On “Nightfall”, the third mission of Halo Reach’s campaign, Noble Six and Noble Three are sneaking through a mountainous area of the planet at night time to reconnaissance on the Covenant strike team. At one point, after saving some local farmers-cum-guerillas, the two spartans trek down a dried-up riverbed towards a Covenant outpost with my next mission’s objective.
The objective is a giant pylon, a device that is helping to cloak the Covenant army preparing to move out over the continent. But I know it is my objective long before the farmers, Noble Three, or Command tell me what it is. The very shape of the land points it out as something significant, something that demands my attention.
The riverbed we march down before the outpost is a deep, rocky chasm with walls reaching up high about our heads. For the most part, we are funnelled down it like a corridor. At the end, we turn a corner to head through a tunnel that will get us back on a path just outside of the Covenant outpost.
As I turn into this tunnel, I am looking right at the Covenant outpost. I can’t see it yet through all the rock, but I can see the pylon. It is framed perfectly in the archway of stone I am about to walk through. Right there, in the way the planet itself frames the pylon for me, I know that this thing is important.
Every time I play through Reach’s campaign, I stop right here, looking at that pylon through the archway, and savour the beautiful, subtle level design. The stone arch is nothing out of the ordinary. In the surrounding environment, it looks completely natural, like it is exactly where it should be. But it also perfectly outlines the player’s next objective through the way the world fits together, the angle on which the outpost is approached from, and the positioning of the pylon.
Using a natural landscape to direct the player’s eyes is not something new to Bungie. They used it powerfully in that opening sequence of the first Halo’s second level, when the player first steps onto the Halo ring. After a level in the close confines of the Pillar of Autumn spaceship, the next level begins in the equally confined crashed escape pod. As the player walked out onto the grass of the ring, a distance structure shoots a blob of blue energy into the sky and, if the player follows it with their eye, they will find themselves tracing the ring itself up into the sky. It’s a subtle way to make the player look up at the spectacle that is the ring-world without ever having to tell the player explicitly: “Hey. Look up.”

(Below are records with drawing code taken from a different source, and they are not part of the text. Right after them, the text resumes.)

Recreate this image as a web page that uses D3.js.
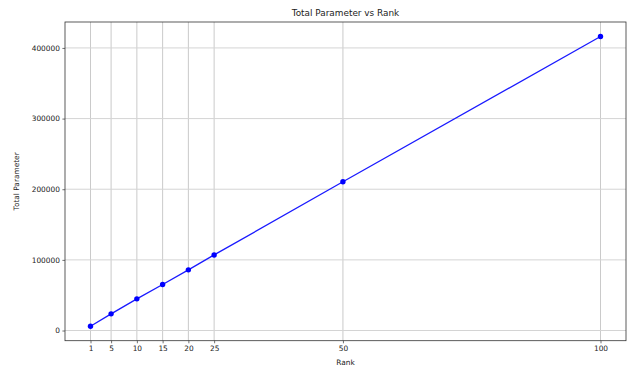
<!DOCTYPE html>
<html>
<head>
<meta charset="utf-8">
<script src="https://cdn.jsdelivr.net/npm/d3@7"></script>
<style>
  html, body { margin: 0; padding: 0; background: #fff; }
  svg { display: block; }
  text { font-family: "DejaVu Sans", sans-serif; fill: #222; }
</style>
</head>
<body>
<svg id="chart" width="627" height="369"></svg>
<script>
const ranks = [1, 5, 10, 15, 20, 25, 50, 100];
const totalParams = [6100, 23600, 44800, 65100, 85900, 107000, 210600, 416200];
const yTicks = [0, 100000, 200000, 300000, 400000];
const titleText = "Total Parameter vs Rank";
const xLabelText = "Rank";
const yLabelText = "Total Parameter";

const W = 627, H = 369;
const m = { left: 65, right: 1, top: 22, bottom: 28.3 };
const svg = d3.select("#chart");

function padded(min, max) { const d = (max - min) * 0.05; return [min - d, max + d]; }

const x = d3.scaleLinear().domain(padded(d3.min(ranks), d3.max(ranks))).range([m.left, W - m.right]);
const y = d3.scaleLinear().domain(padded(d3.min(totalParams), d3.max(totalParams))).range([H - m.bottom, m.top]);

const g = svg.append("g");

// grid
g.append("g").selectAll("line").data(ranks).join("line")
  .attr("x1", d => x(d)).attr("x2", d => x(d))
  .attr("y1", m.top).attr("y2", H - m.bottom)
  .attr("stroke", "#bcbcbc").attr("stroke-width", 0.8);
g.append("g").selectAll("line").data(yTicks).join("line")
  .attr("x1", m.left).attr("x2", W - m.right)
  .attr("y1", d => y(d)).attr("y2", d => y(d))
  .attr("stroke", "#d4d4d4").attr("stroke-width", 1);

// axes
const xAxis = d3.axisBottom(x).tickValues(ranks).tickSize(2.6).tickPadding(2.5).tickFormat(d3.format("d"));
const yAxis = d3.axisLeft(y).tickValues(yTicks).tickSize(2.6).tickPadding(2.5).tickFormat(d3.format("d"));

const gx = svg.append("g").attr("transform", `translate(0,${H - m.bottom})`).call(xAxis);
const gy = svg.append("g").attr("transform", `translate(${m.left},0)`).call(yAxis);
[gx, gy].forEach(a => {
  a.select(".domain").remove();
  a.selectAll(".tick line").attr("stroke", "#333").attr("stroke-width", 0.7);
  a.selectAll(".tick text").attr("font-size", 7.4).attr("font-family", "DejaVu Sans").attr("fill", "#222");
});

// frame
svg.append("rect").attr("x", m.left).attr("y", m.top)
  .attr("width", W - m.right - m.left).attr("height", H - m.bottom - m.top)
  .attr("fill", "none").attr("stroke", "#333").attr("stroke-width", 0.8);

// line
const line = d3.line().x((d, i) => x(ranks[i])).y(d => y(d));
svg.append("path").datum(totalParams).attr("d", line)
  .attr("fill", "none").attr("stroke", "#1a1aff").attr("stroke-width", 1.3);
svg.append("g").selectAll("circle").data(totalParams).join("circle")
  .attr("cx", (d, i) => x(ranks[i])).attr("cy", d => y(d)).attr("r", 2.7)
  .attr("fill", "#0000ff");

// labels
svg.append("text").attr("x", (m.left + W - m.right) / 2).attr("y", 12.5)
  .attr("text-anchor", "middle").attr("dominant-baseline", "central")
  .attr("font-size", 8.9).text(titleText);
svg.append("text").attr("x", (m.left + W - m.right) / 2).attr("y", 362)
  .attr("text-anchor", "middle").attr("dominant-baseline", "central")
  .attr("font-size", 7.4).text(xLabelText);
svg.append("text").attr("transform", `translate(16.5,${(m.top + H - m.bottom) / 2}) rotate(-90)`)
  .attr("text-anchor", "middle").attr("dominant-baseline", "central")
  .attr("font-size", 7.4).text(yLabelText);
</script>
</body>
</html>
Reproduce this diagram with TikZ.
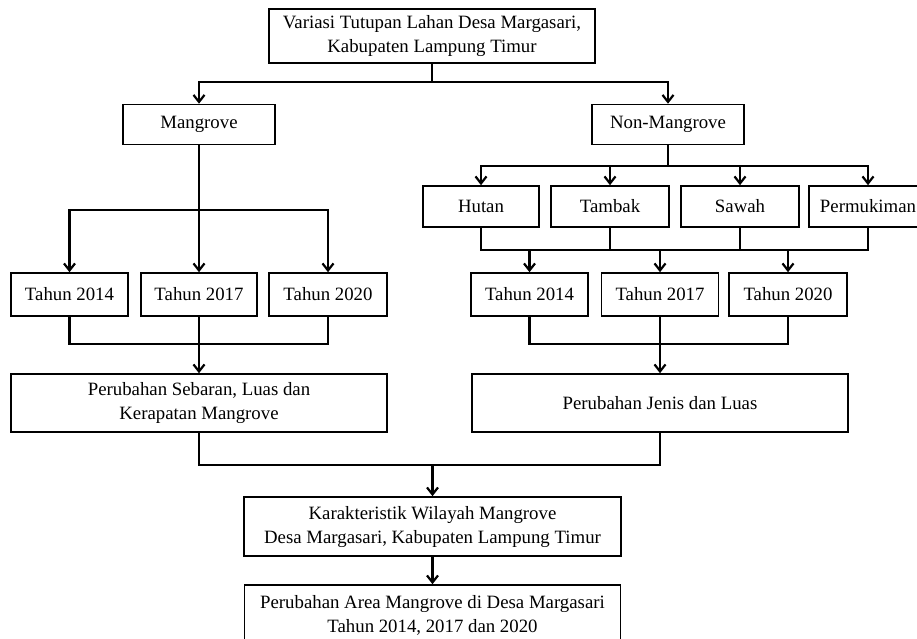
\documentclass[tikz,border=0pt]{standalone}
\usepackage{fontspec}
\setmainfont{Liberation Serif}
\usetikzlibrary{arrows.meta}
\begin{document}
\begin{tikzpicture}[x=1pt,y=-1pt,
  box/.style={draw, line width=1.6pt, rectangle, inner sep=0pt, align=center,
    font=\fontsize{18.8}{24}\selectfont},
  conn/.style={line width=2.2pt},
  arr/.style={conn, -{Straight Barb[length=7pt,width=11pt,line width=2.2pt]}}]
\useasboundingbox (0,0) rectangle (917,638);
\clip (0,0) rectangle (917,638);
% boxes
\node[box, minimum width=326pt, minimum height=54pt] (top) at (432,36) {Variasi Tutupan Lahan Desa Margasari,\\Kabupaten Lampung Timur};
\node[box, minimum width=152pt, minimum height=40pt] (mang) at (199,124.5) {Mangrove};
\node[box, minimum width=152pt, minimum height=40pt] (nonm) at (668,124.5) {Non-Mangrove};
\node[box, minimum width=117pt, minimum height=43pt] (lt1) at (69.5,294.5) {Tahun 2014};
\node[box, minimum width=116pt, minimum height=43pt] (lt2) at (199,294.5) {Tahun 2017};
\node[box, minimum width=118pt, minimum height=43pt] (lt3) at (328,294.5) {Tahun 2020};
\node[box, minimum width=116pt, minimum height=41pt] (hutan) at (481,206.5) {Hutan};
\node[box, minimum width=118pt, minimum height=41pt] (tambak) at (610,206.5) {Tambak};
\node[box, minimum width=118pt, minimum height=41pt] (sawah) at (740,206.5) {Sawah};
\node[box, minimum width=118pt, minimum height=41pt] (perm) at (868,206.5) {Permukiman};
\node[box, minimum width=117pt, minimum height=43pt] (rt1) at (529.5,294.5) {Tahun 2014};
\node[box, minimum width=117pt, minimum height=43pt] (rt2) at (660,294.5) {Tahun 2017};
\node[box, minimum width=118pt, minimum height=43pt] (rt3) at (788,294.5) {Tahun 2020};
\node[box, minimum width=376pt, minimum height=58pt] (lbig) at (199,403) {Perubahan Sebaran, Luas dan\\Kerapatan Mangrove};
\node[box, minimum width=376pt, minimum height=58pt] (rbig) at (660,403) {Perubahan Jenis dan Luas};
\node[box, minimum width=377pt, minimum height=59pt] (kar) at (432.5,526.5) {Karakteristik Wilayah Mangrove\\Desa Margasari, Kabupaten Lampung Timur};
\node[box, minimum width=376pt, minimum height=60pt] (last) at (432.5,615) {Perubahan Area Mangrove di Desa Margasari\\Tahun 2014, 2017 dan 2020};
% junctions
\coordinate (j1) at (432,82);
\coordinate (j2) at (199,210);
\coordinate (j3) at (199,344);
\coordinate (j4) at (668,166);
\coordinate (j5) at (660,250);
\coordinate (j6) at (660,344);
\coordinate (j7) at (432.5,465);
% connectors
\draw[conn] (top.south) -- (j1);
\draw[arr] (j1) -| (mang.north);
\draw[arr] (j1) -| (nonm.north);
\draw[arr] (mang.south) -- (lt2.north);
\draw[arr] (j2) -| (lt1.north);
\draw[arr] (j2) -| (lt3.north);
\draw[conn] (lt1.south) |- (j3) -| (lt3.south);
\draw[arr] (lt2.south) -- (lbig.north);
\draw[conn] (nonm.south) -- (j4);
\draw[arr] (j4) -| (hutan.north);
\draw[arr] (j4) -| (tambak.north);
\draw[arr] (j4) -| (sawah.north);
\draw[arr] (j4) -| (perm.north);
\draw[conn] (hutan.south) |- (j5) -| (perm.south);
\draw[conn] (tambak.south) -- (tambak.south |- j5);
\draw[conn] (sawah.south) -- (sawah.south |- j5);
\draw[arr] (rt1.north |- j5) -- (rt1.north);
\draw[arr] (rt2.north |- j5) -- (rt2.north);
\draw[arr] (rt3.north |- j5) -- (rt3.north);
\draw[conn] (rt1.south) |- (j6) -| (rt3.south);
\draw[arr] (rt2.south) -- (rbig.north);
\draw[conn] (lbig.south) |- (j7) -| (rbig.south);
\draw[arr] (j7) -- (kar.north);
\draw[arr] (kar.south) -- (last.north);
\end{tikzpicture}
\end{document}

There are plenty of other examples through the Halo series and in countless other videogames—probably more examples than I am aware of. Arguably, if this kind of framing of the story through the landscape is done correctly, the player won’t even know they are being directed at all.
Which is why this moment on “Nightfall” stands out to me as a perfect example of it. All the player has to do is walk down a path they need to walk down, and the pylon is perfectly framed, telling me exactly where I need to go next. In a game whose story is all about the planet, it’s fitting that the planet is the one that tells the story.